Task to carry out:
Your output is the lines from the first one to the one containing "import matplotlib.pyplot as plt", repeated exactly, with images left out.

Raw data:
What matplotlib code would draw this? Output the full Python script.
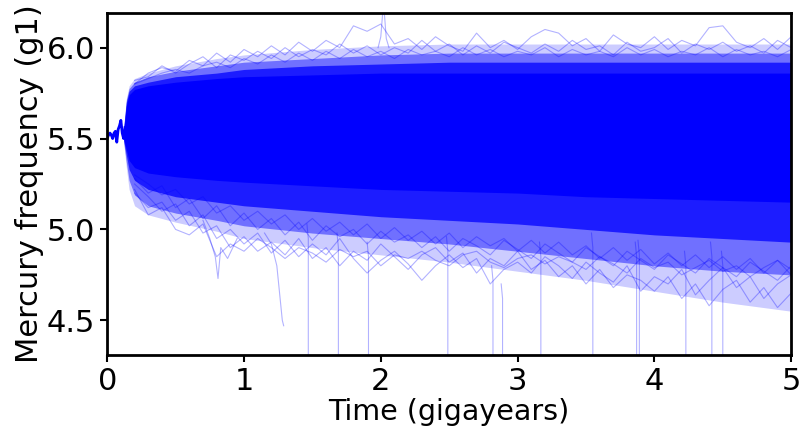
import matplotlib
matplotlib.use('Agg')
import matplotlib.pyplot as plt

# early part, all runs still on top of each other
t_start = [0.0, 0.01, 0.02, 0.03, 0.04, 0.05, 0.06, 0.07, 0.08, 0.09, 0.10, 0.11, 0.12, 0.13]
g_start = [5.50, 5.52, 5.53, 5.52, 5.50, 5.53, 5.54, 5.48, 5.55, 5.57, 5.60, 5.53, 5.50, 5.56]

# envelope of the ensemble, from dense core to sparse edge
t_env = [0.12, 0.14, 0.16, 0.2, 0.3, 0.5, 0.8, 1.0, 1.5, 2.0, 2.5, 3.0, 3.5, 4.0, 4.5, 5.0]
core_hi = [5.54, 5.68, 5.74, 5.77, 5.79, 5.81, 5.83, 5.84, 5.85, 5.86, 5.86, 5.86, 5.86, 5.86, 5.86, 5.86]
core_lo = [5.50, 5.44, 5.38, 5.34, 5.31, 5.29, 5.27, 5.26, 5.24, 5.22, 5.21, 5.20, 5.18, 5.17, 5.16, 5.15]
fringe_hi = [5.55, 5.70, 5.76, 5.79, 5.81, 5.84, 5.86, 5.88, 5.90, 5.91, 5.92, 5.92, 5.92, 5.92, 5.92, 5.92]
fringe_lo = [5.49, 5.41, 5.33, 5.27, 5.22, 5.18, 5.15, 5.13, 5.10, 5.07, 5.05, 5.03, 5.00, 4.97, 4.95, 4.93]
mid_hi = [5.555, 5.71, 5.775, 5.81, 5.84, 5.87, 5.90, 5.92, 5.94, 5.96, 5.97, 5.97, 5.97, 5.97, 5.97, 5.97]
mid_lo = [5.485, 5.37, 5.27, 5.19, 5.13, 5.09, 5.05, 5.02, 4.98, 4.95, 4.92, 4.88, 4.84, 4.80, 4.77, 4.75]
outer_hi = [5.56, 5.72, 5.79, 5.83, 5.86, 5.90, 5.94, 5.96, 5.99, 6.01, 6.02, 6.02, 6.02, 6.02, 6.02, 6.02]
outer_lo = [5.48, 5.34, 5.22, 5.13, 5.08, 5.04, 4.99, 4.95, 4.90, 4.86, 4.82, 4.77, 4.72, 4.66, 4.60, 4.55]

# a few individual runs that stand out
t_run = [0.2, 0.3, 0.4, 0.5, 0.6, 0.7, 0.8, 0.9, 1.0, 1.1, 1.2, 1.3, 1.4, 1.5, 1.6, 1.7, 1.8, 1.9, 2.0,
         2.1, 2.2, 2.3, 2.4, 2.5, 2.6, 2.7, 2.8, 2.9, 3.0, 3.1, 3.2, 3.3, 3.4, 3.5, 3.6, 3.7, 3.8, 3.9,
         4.0, 4.1, 4.2, 4.3, 4.4, 4.5, 4.6, 4.7, 4.8, 4.9, 5.0]
low_a = [5.20, 5.12, 5.15, 5.05, 5.10, 4.98, 5.02, 4.90, 4.96, 4.88, 4.93, 4.86, 4.95, 4.84, 4.90, 4.80,
         4.88, 4.83, 4.92, 4.85, 4.78, 4.86, 4.90, 4.82, 4.87, 4.76, 4.84, 4.80, 4.88, 4.78, 4.83, 4.74,
         4.80, 4.70, 4.78, 4.68, 4.75, 4.72, 4.66, 4.74, 4.62, 4.70, 4.58, 4.67, 4.72, 4.60, 4.68, 4.57, 4.65]
low_b = [5.25, 5.18, 5.10, 5.14, 5.02, 5.08, 4.95, 5.00, 4.92, 4.98, 4.87, 4.94, 4.85, 4.92, 4.86, 4.95,
         4.84, 4.76, 4.83, 4.88, 4.81, 4.72, 4.80, 4.86, 4.79, 4.84, 4.70, 4.78, 4.82, 4.76, 4.85, 4.80,
         4.73, 4.82, 4.76, 4.71, 4.80, 4.66, 4.74, 4.70, 4.78, 4.64, 4.72, 4.79, 4.68, 4.74, 4.62, 4.70, 4.75]
low_c = [5.22, 5.08, 5.12, 5.00, 4.97, 5.03, 4.85, 4.92, 4.88, 4.95, 4.90, 4.84, 4.90, 4.87, 4.82, 4.89,
         4.85, 4.88, 4.80, 4.86, 4.84, 4.88, 4.83, 4.80, 4.86, 4.88, 4.82, 4.79, 4.84, 4.86, 4.81, 4.85,
         4.82, 4.78, 4.85, 4.81, 4.76, 4.84, 4.79, 4.82, 4.75, 4.79, 4.83, 4.77, 4.80, 4.74, 4.79, 4.83, 4.78]
low_d = [5.28, 5.20, 5.24, 5.12, 5.17, 5.06, 5.13, 5.02, 5.09, 5.00, 5.06, 4.97, 5.04, 4.94, 5.02, 4.96,
         5.00, 4.92, 4.99, 4.93, 4.97, 4.90, 4.96, 4.88, 4.95, 4.91, 4.86, 4.94, 4.89, 4.84, 4.92, 4.87,
         4.82, 4.90, 4.85, 4.80, 4.88, 4.83, 4.78, 4.86, 4.81, 4.76, 4.84, 4.79, 4.74, 4.82, 4.77, 4.72, 4.80]
low_e = [5.30, 5.25, 5.19, 5.22, 5.14, 5.18, 5.09, 5.13, 5.05, 5.10, 5.03, 5.08, 5.00, 5.06, 4.99, 5.04,
         4.97, 5.03, 4.95, 5.01, 4.94, 4.99, 4.92, 4.98, 4.90, 4.96, 4.91, 4.95, 4.88, 4.94, 4.87, 4.93,
         4.86, 4.91, 4.84, 4.90, 4.83, 4.89, 4.81, 4.87, 4.80, 4.86, 4.79, 4.85, 4.78, 4.84, 4.76, 4.83, 4.75]
high_a = [5.80, 5.86, 5.89, 5.87, 5.93, 5.90, 5.97, 5.92, 5.99, 5.95, 6.01, 5.96, 6.03, 5.98, 6.04, 6.00,
          6.12, 6.09, 6.13, 6.02, 6.05, 5.99, 6.06, 6.01, 5.98, 6.08, 6.00, 6.04, 5.99, 6.06, 6.10, 6.08,
          6.01, 6.05, 5.98, 6.07, 6.02, 6.00, 6.06, 5.99, 6.04, 6.01, 6.11, 6.12, 6.03, 6.00, 6.05, 5.99, 6.06]
high_b = [5.82, 5.84, 5.90, 5.86, 5.91, 5.95, 5.89, 5.96, 5.93, 5.98, 5.94, 6.00, 5.95, 5.99, 5.96, 6.02,
          5.97, 6.01, 5.96, 6.00, 5.97, 6.04, 5.98, 6.02, 5.96, 6.01, 5.97, 6.03, 6.00, 5.97, 6.02, 5.98,
          6.04, 5.99, 6.01, 5.96, 6.03, 5.98, 6.00, 6.05, 5.97, 6.02, 5.99, 6.03, 5.98, 6.01, 5.97, 6.04, 6.00]
high_c = [5.80, 5.83, 5.86, 5.88, 5.86, 5.90, 5.92, 5.89, 5.94, 5.91, 5.96, 5.92, 5.97, 5.93, 5.98, 5.94,
          5.99, 5.95, 5.98, 5.94, 5.99, 5.96, 5.98, 5.95, 6.00, 5.96, 5.99, 5.95, 5.98, 5.96, 6.00, 5.95,
          5.99, 5.96, 5.98, 5.95, 6.00, 5.96, 5.99, 5.95, 5.98, 5.96, 6.00, 5.95, 5.99, 5.96, 5.98, 5.95, 5.99]

# runs that fall out of the plotted range
drop_t = [1.47, 1.69, 1.91, 2.49, 2.82, 2.89, 3.17, 3.55, 3.87, 3.89, 4.23, 4.42, 4.50]
drop_from = [4.95, 4.90, 4.85, 4.88, 4.72, 4.62, 4.85, 4.90, 4.85, 4.86, 4.80, 4.85, 4.80]
cut_t = [1.15, 1.20, 1.24, 1.26, 1.28, 1.29]
cut_g = [4.98, 4.92, 4.80, 4.65, 4.50, 4.47]
dip_t = [0.70, 0.75, 0.79, 0.81, 0.83, 0.88, 0.95]
dip_g = [5.05, 4.95, 4.85, 4.73, 4.90, 4.84, 4.95]
spike_t = [1.98, 2.00, 2.02, 2.04, 2.06]
spike_g = [6.00, 6.06, 6.25, 6.05, 6.00]

fig = plt.figure(figsize=(8, 4.37), dpi=100)
ax = fig.add_axes([0.134, 0.188, 0.855, 0.782])

ax.fill_between(t_env, outer_lo, outer_hi, color='b', alpha=0.2, lw=0)
ax.fill_between(t_env, mid_lo, mid_hi, color='b', alpha=0.45, lw=0)
ax.fill_between(t_env, fringe_lo, fringe_hi, color='b', alpha=0.75, lw=0)
ax.fill_between(t_env, core_lo, core_hi, color='b', alpha=1.0, lw=0)

for g in [low_a, low_b, low_c, low_d, low_e, high_a, high_b, high_c]:
    ax.plot(t_run, g, color='b', lw=0.8, alpha=0.3)
for t, g0 in zip(drop_t, drop_from):
    ax.plot([t - 0.01, t, t], [g0 + 0.08, g0, 4.0], color='b', lw=0.8, alpha=0.3)
ax.plot(cut_t, cut_g, color='b', lw=0.8, alpha=0.3)
ax.plot(dip_t, dip_g, color='b', lw=0.8, alpha=0.3)
ax.plot(spike_t, spike_g, color='b', lw=0.8, alpha=0.3)
ax.plot(t_start, g_start, color='b', lw=2)

ax.set_xlim(0, 5)
ax.set_ylim(4.31, 6.19)
ax.set_xticks([0, 1, 2, 3, 4, 5])
ax.set_yticks([4.5, 5.0, 5.5, 6.0])
ax.tick_params(labelsize=22, width=1.5, length=5)
for s in ax.spines.values():
    s.set_linewidth(2)
ax.set_xlabel('Time (gigayears)', fontsize=20.5, labelpad=2)
ax.set_ylabel('Mercury frequency (g1)', fontsize=22, labelpad=2)

plt.savefig('out.png', dpi=100)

Output for this task:
What matplotlib code would draw this? Output the full Python script.
import matplotlib
matplotlib.use('Agg')
import matplotlib.pyplot as plt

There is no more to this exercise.